● REQUIRED WORK
Tally the lines below that contain the word "this", and give only that number.

+===+

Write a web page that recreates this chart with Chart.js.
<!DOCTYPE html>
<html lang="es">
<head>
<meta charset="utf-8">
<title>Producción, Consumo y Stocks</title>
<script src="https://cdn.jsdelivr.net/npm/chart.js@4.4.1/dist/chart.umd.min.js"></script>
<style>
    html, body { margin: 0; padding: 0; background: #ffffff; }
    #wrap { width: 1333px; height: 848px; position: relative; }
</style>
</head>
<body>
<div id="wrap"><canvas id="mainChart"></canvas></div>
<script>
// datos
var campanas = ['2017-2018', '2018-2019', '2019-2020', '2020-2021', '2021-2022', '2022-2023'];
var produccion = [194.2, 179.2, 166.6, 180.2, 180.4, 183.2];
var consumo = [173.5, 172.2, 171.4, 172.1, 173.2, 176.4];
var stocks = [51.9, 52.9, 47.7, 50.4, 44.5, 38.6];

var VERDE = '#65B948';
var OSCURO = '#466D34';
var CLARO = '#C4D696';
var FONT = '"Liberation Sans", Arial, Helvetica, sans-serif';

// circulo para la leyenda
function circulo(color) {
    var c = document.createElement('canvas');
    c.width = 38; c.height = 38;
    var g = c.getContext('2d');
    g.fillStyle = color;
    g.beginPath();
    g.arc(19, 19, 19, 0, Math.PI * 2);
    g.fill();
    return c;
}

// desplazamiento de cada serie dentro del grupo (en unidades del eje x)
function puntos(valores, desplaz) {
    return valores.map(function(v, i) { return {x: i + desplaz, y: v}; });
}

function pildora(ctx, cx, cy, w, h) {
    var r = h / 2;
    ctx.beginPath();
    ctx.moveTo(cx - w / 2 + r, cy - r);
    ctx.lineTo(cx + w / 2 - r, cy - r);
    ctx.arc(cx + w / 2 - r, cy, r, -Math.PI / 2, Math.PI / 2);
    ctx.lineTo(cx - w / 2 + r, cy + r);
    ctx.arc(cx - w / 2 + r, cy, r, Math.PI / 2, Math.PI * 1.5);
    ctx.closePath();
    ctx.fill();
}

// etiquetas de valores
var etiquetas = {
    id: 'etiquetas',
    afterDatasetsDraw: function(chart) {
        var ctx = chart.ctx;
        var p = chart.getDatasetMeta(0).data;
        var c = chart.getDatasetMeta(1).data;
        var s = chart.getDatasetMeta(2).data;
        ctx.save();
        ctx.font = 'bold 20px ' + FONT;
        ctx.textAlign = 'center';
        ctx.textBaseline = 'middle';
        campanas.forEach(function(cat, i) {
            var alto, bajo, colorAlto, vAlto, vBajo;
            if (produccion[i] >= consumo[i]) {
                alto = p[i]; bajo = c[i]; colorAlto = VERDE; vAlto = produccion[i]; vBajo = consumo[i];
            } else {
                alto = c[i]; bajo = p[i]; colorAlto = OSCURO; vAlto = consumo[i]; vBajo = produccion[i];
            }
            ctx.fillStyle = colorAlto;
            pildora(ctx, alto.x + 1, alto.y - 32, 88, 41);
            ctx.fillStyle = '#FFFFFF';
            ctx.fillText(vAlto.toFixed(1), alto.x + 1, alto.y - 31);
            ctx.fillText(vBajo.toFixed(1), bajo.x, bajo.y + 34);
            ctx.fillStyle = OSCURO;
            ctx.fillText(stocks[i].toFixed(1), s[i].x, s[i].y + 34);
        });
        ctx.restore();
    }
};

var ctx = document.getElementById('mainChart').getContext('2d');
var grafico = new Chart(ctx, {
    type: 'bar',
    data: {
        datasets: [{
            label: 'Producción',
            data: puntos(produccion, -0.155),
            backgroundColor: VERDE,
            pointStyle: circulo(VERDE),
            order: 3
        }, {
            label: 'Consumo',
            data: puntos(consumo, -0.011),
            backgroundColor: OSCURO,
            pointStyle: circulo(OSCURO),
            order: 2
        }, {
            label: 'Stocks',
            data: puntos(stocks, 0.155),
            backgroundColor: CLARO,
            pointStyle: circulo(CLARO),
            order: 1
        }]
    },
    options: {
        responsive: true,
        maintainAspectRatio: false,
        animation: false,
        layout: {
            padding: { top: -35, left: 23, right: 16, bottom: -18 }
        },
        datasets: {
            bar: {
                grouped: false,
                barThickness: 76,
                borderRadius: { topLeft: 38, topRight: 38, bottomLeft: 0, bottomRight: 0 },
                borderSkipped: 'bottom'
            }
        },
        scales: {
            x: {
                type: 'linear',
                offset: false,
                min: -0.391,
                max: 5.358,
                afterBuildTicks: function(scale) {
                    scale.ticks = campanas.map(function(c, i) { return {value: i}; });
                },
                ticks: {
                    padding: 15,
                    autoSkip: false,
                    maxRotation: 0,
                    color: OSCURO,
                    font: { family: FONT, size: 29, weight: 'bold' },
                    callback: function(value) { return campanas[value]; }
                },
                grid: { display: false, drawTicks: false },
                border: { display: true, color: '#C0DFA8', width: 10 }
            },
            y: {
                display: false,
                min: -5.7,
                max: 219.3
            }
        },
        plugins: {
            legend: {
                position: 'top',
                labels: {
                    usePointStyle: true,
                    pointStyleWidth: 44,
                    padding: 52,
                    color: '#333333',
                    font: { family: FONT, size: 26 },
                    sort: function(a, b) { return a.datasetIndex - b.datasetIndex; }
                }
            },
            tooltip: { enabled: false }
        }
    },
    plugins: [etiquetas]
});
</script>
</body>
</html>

+===+

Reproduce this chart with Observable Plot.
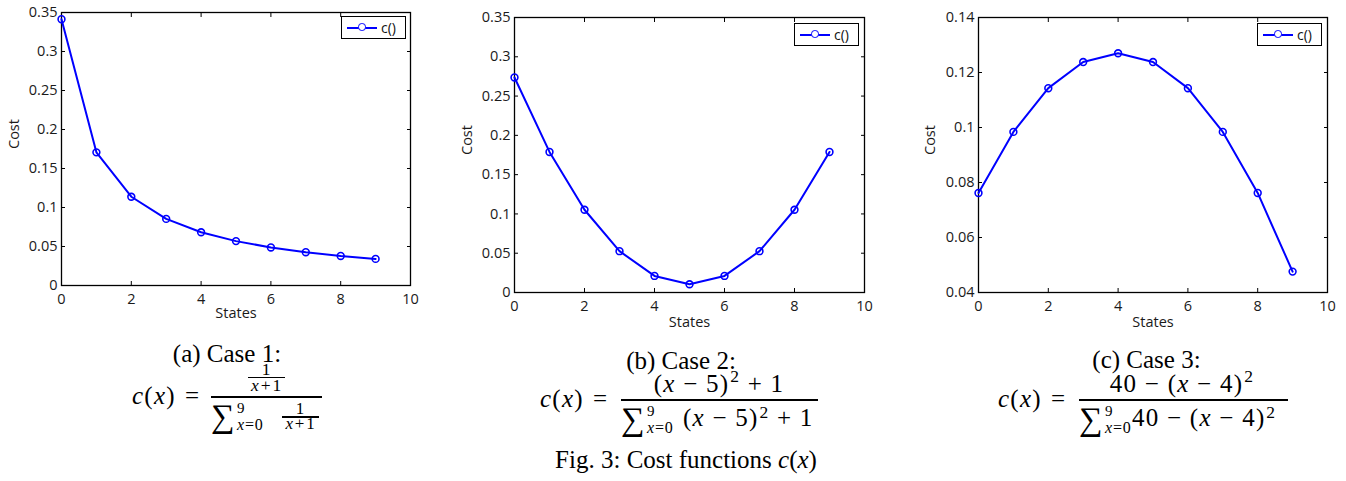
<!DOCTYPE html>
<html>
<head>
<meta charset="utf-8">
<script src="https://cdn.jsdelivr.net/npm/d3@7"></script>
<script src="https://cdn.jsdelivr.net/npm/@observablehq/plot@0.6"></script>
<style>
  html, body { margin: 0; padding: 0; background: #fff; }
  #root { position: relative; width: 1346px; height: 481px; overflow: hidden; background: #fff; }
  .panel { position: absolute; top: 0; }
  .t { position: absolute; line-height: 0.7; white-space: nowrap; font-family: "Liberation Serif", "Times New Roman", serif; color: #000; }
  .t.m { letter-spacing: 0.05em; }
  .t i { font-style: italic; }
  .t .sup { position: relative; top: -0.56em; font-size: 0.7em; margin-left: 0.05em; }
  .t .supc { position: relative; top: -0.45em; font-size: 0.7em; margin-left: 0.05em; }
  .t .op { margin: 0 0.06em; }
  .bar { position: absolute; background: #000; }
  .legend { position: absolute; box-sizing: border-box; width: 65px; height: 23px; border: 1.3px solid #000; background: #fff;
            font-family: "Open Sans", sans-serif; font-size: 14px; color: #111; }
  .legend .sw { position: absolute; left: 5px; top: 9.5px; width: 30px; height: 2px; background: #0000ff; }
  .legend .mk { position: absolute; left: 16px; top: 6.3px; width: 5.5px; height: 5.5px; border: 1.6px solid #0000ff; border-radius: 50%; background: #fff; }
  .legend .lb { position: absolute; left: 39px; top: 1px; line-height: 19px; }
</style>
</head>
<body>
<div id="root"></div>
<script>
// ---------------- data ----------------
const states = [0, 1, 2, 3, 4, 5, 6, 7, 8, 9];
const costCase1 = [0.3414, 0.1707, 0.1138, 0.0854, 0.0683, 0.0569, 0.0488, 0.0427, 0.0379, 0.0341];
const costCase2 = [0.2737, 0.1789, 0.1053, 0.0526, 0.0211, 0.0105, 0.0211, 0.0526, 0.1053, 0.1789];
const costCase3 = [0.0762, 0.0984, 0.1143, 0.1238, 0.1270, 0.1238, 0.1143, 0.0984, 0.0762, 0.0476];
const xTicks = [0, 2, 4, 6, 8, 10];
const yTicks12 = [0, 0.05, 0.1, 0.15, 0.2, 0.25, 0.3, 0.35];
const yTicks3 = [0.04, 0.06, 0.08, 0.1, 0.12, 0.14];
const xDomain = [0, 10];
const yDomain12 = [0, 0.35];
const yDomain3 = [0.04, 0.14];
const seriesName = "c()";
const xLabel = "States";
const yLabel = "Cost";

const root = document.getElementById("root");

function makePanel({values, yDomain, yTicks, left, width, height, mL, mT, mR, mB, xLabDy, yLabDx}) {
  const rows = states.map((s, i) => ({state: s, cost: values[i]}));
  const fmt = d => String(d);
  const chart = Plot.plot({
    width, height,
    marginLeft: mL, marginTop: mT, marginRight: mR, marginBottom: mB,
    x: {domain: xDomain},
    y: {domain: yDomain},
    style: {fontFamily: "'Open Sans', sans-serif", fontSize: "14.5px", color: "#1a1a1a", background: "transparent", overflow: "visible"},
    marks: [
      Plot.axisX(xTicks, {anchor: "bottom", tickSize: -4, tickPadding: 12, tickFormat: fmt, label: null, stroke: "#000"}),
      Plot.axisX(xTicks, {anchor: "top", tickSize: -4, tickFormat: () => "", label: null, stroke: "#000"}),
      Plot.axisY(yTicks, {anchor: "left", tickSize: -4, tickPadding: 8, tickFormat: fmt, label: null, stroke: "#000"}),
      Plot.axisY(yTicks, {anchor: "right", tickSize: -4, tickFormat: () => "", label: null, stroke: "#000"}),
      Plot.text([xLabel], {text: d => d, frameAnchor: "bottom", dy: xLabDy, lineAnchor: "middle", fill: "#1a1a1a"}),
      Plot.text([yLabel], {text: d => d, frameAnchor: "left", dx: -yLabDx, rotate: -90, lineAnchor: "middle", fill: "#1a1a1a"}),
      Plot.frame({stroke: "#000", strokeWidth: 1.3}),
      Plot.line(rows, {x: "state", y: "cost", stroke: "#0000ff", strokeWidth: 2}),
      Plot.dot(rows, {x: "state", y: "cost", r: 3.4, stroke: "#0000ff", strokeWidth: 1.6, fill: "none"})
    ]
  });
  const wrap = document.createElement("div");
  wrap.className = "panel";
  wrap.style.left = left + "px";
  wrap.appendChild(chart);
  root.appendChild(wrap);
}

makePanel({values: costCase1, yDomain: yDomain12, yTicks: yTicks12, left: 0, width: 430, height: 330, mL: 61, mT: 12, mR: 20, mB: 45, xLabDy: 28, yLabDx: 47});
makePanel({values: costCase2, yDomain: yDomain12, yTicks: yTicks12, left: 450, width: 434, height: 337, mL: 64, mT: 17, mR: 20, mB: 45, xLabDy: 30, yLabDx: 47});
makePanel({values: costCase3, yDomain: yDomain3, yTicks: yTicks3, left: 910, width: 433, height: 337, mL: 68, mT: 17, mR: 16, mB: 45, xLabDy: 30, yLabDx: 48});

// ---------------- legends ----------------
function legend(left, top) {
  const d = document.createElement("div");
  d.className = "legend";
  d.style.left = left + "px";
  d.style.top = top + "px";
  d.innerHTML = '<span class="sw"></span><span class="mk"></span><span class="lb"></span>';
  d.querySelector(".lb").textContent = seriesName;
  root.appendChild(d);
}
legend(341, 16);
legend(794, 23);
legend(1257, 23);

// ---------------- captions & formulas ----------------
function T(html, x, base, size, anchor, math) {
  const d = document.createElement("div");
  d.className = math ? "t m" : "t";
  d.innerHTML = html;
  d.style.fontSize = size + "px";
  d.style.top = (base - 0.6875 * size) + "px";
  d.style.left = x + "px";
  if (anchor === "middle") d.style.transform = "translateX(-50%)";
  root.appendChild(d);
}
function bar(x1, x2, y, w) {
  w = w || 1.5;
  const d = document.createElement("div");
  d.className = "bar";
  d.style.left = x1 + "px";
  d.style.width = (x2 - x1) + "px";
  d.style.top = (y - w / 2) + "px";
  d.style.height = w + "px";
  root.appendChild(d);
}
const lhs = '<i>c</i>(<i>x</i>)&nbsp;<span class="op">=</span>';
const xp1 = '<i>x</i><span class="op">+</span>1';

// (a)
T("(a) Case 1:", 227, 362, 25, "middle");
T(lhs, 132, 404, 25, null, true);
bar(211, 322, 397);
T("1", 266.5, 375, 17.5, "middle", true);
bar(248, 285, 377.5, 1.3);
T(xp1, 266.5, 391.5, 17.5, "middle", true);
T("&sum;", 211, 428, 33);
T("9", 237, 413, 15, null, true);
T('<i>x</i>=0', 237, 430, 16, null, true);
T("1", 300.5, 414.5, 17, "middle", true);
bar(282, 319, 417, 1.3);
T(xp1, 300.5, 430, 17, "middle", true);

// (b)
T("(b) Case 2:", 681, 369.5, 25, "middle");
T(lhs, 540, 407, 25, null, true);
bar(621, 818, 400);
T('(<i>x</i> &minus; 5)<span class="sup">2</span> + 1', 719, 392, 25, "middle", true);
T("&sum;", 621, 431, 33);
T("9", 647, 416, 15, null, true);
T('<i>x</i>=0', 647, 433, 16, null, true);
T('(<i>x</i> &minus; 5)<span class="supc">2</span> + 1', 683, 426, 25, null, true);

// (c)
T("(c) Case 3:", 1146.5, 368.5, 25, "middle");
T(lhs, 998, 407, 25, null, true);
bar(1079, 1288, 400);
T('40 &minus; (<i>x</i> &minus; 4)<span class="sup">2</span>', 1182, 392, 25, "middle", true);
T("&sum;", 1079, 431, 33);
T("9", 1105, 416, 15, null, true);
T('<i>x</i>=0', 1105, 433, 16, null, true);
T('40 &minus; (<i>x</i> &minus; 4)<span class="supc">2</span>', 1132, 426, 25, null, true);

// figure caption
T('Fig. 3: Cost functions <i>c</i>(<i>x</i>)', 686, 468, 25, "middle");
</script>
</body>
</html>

+===+

● CORRECT ANSWER
2